But this actually is a clue, of sorts. The pamphlet goes on to state:
By far, the most important museum of antiquity was the great institution at Alexandria founded by Ptolemy Philadelphius in the third century before Christ (an endeavor supported by a grant from the Treasury). And no treatment of the museum would be complete without mention of Noah's Ark in which we find the most complete Museum of Natural History the world has ever seen.Beginning to understand?
I learned all of the above from an irresistibly brief work of nonfiction called Mr. Wilson's Cabinet of Wonder (1995), an account of author Lawrence Weschler's discovery of and investigation into the MJT. Weschler, a former staff writer for The New Yorker, concludes that the MJT is intended as both an oblique historiography of museums and a satire of the techniques scholars use to create the appearance of authority, although the straight-faced Wilson isn't letting on. (Is his proprietorship a daily piece of performance art?) In any case, many of the astounding items on display are verifiably genuine, but even these may be misleadingly or preposterously labeled, and so the mind slips.
Museums as the institutions we know today originated from the European Wunderkammern of the 16th and 17th centuries: Private collections of curiosities of all description that defied pre-Enlightenment disciplinary classification — works of strange art by God and man — mainly from the New World. Weschler contends that the predominant response of parochial Europe to the avalanche of discovery initiated by Columbus was wonder, the cognitive startle reflex when one tilts on the hinge between seeing and understanding. That experience contains something vital.

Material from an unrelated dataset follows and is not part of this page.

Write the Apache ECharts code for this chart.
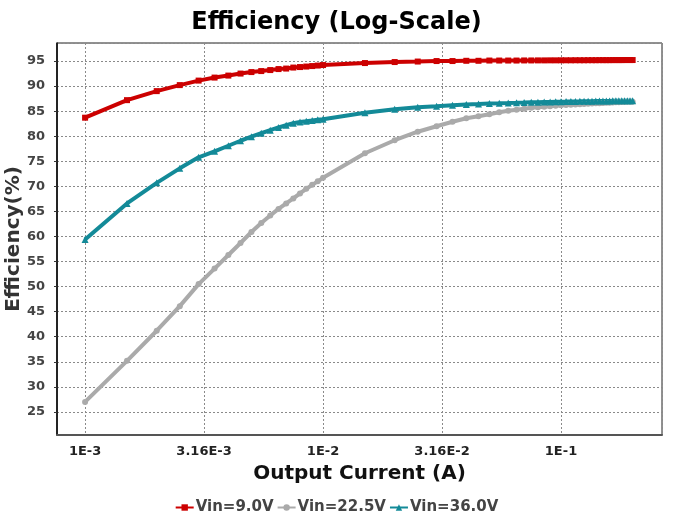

* Example. Alongside an array of sundry antlers and horns is a display containing a solitary hairy protrusion captioned as follows, sic:
"We were shown an extraordinarily curious horn which had grown on the back of a woman's head. . . . It is somewhat of a curiosity [for] it appears that men-folk bear their horns in front and such women theirs behind. It was noted on a label that it originated from a Mary Davis of Saughall in Cheshire an aet 71 an. Dn. 1688. No doubt it will have been mentioned in the Transactiones Angl., or in the Hist. nat. of Cheshire. The horn was blackish in color, not very thick or hard, but well-proportioned."
— Testimony of an early visitor to the Musaeum Tradescantianum, The Ark. Bird, 132, vol. 4, 337. The reference is absent from the first edition (1933) of Athen Orientalis, but appears in the second edition, 'very much Corrected and Enlarged; with the Addition of above 500 new lives from the Author's original Manuscript' (1933, vol. 2, col. 888) . . . although Bird's testimony would seem to be of very dubious value.